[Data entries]
-.-.-

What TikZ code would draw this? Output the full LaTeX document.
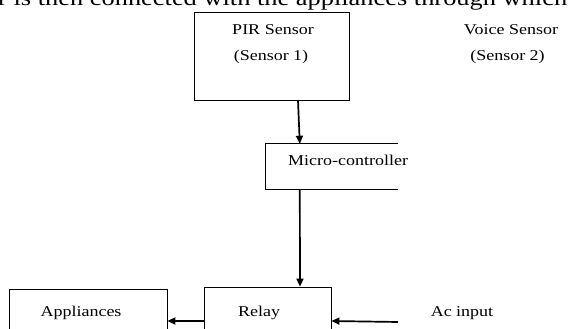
\documentclass[tikz,border=0pt]{standalone}
\usepackage{fontspec}
\setmainfont{Liberation Serif}
\usetikzlibrary{arrows.meta}

\tikzset{
  box/.style={draw, line width=0.8pt, inner sep=0pt},
  lbl/.style={font=\fontsize{15}{18}\selectfont, xscale=1.2, inner sep=0pt},
  arr/.style={-{Triangle[length=8pt,width=7pt]}, line width=1.7pt},
}

\begin{document}
\begin{tikzpicture}[x=1pt,y=-1pt]
    \useasboundingbox (0,0) rectangle (574,329);
    \clip (0,0) rectangle (574,329);
    % cut-off line of text above the figure
    \node[font=\fontsize{22}{26}\selectfont, xscale=1.2, anchor=base west, inner sep=0pt] (topline) at (-2,5.5) {r is then connected with the appliances through which};

    \node[box, minimum width=155pt, minimum height=88pt] (pir) at (271.5,56) {};
    \node[lbl] (pirname) at (273,30) {PIR Sensor};
    \node[lbl] (pirid) at (271,57) {(Sensor 1)};

    \node[lbl] (voice) at (511,30) {Voice Sensor};
    \node[lbl] (voiceid) at (507.5,57) {(Sensor 2)};

    \node[inner sep=0pt, minimum width=132pt, minimum height=45pt] (micro) at (332,166.5) {};
    \draw[box] (micro.north east) -- (micro.north west) -- (micro.south west) -- (micro.south east);
    \node[lbl] (microname) at (348,160) {Micro-controller};

    \node[box, minimum width=127pt, minimum height=68pt] (relay) at (267.5,321) {};
    \node[lbl] (relayname) at (259,313) {Relay};

    \node[box, minimum width=158pt, minimum height=64pt] (appl) at (88,321) {};
    \node[lbl] (applname) at (81,313) {Appliances};

    \node[lbl] (acname) at (462,313) {Ac input};
    \coordinate (acin) at (398,322);

    \draw[arr] ([xshift=26.5pt]pir.south) -- ([xshift=34pt]micro.north west);
    \draw[arr] ([xshift=34pt]micro.south west) -- ([xshift=32.5pt]relay.north);
    \draw[arr] (relay.west) -- (appl.east);
    \draw[arr] (acin) -- (relay.east);
\end{tikzpicture}
\end{document}
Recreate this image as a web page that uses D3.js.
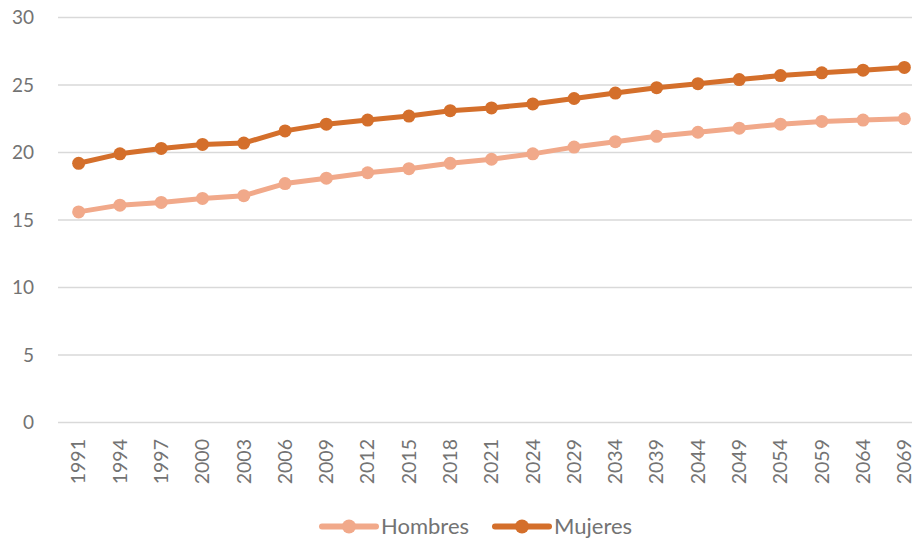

-.-.-

Given request:
Make an exact copy of all entries above, dropping the images.

Exercise solution:
What TikZ code would draw this? Output the full LaTeX document.
\documentclass[tikz,border=0pt]{standalone}
\usepackage{fontspec}
\setmainfont{Liberation Serif}
\usetikzlibrary{arrows.meta}

\tikzset{
  box/.style={draw, line width=0.8pt, inner sep=0pt},
  lbl/.style={font=\fontsize{15}{18}\selectfont, xscale=1.2, inner sep=0pt},
  arr/.style={-{Triangle[length=8pt,width=7pt]}, line width=1.7pt},
}

\begin{document}
\begin{tikzpicture}[x=1pt,y=-1pt]
    \useasboundingbox (0,0) rectangle (574,329);
    \clip (0,0) rectangle (574,329);
    % cut-off line of text above the figure
    \node[font=\fontsize{22}{26}\selectfont, xscale=1.2, anchor=base west, inner sep=0pt] (topline) at (-2,5.5) {r is then connected with the appliances through which};

    \node[box, minimum width=155pt, minimum height=88pt] (pir) at (271.5,56) {};
    \node[lbl] (pirname) at (273,30) {PIR Sensor};
    \node[lbl] (pirid) at (271,57) {(Sensor 1)};

    \node[lbl] (voice) at (511,30) {Voice Sensor};
    \node[lbl] (voiceid) at (507.5,57) {(Sensor 2)};

    \node[inner sep=0pt, minimum width=132pt, minimum height=45pt] (micro) at (332,166.5) {};
    \draw[box] (micro.north east) -- (micro.north west) -- (micro.south west) -- (micro.south east);
    \node[lbl] (microname) at (348,160) {Micro-controller};

    \node[box, minimum width=127pt, minimum height=68pt] (relay) at (267.5,321) {};
    \node[lbl] (relayname) at (259,313) {Relay};

    \node[box, minimum width=158pt, minimum height=64pt] (appl) at (88,321) {};
    \node[lbl] (applname) at (81,313) {Appliances};

    \node[lbl] (acname) at (462,313) {Ac input};
    \coordinate (acin) at (398,322);

    \draw[arr] ([xshift=26.5pt]pir.south) -- ([xshift=34pt]micro.north west);
    \draw[arr] ([xshift=34pt]micro.south west) -- ([xshift=32.5pt]relay.north);
    \draw[arr] (relay.west) -- (appl.east);
    \draw[arr] (acin) -- (relay.east);
\end{tikzpicture}
\end{document}
Recreate this image as a web page that uses D3.js.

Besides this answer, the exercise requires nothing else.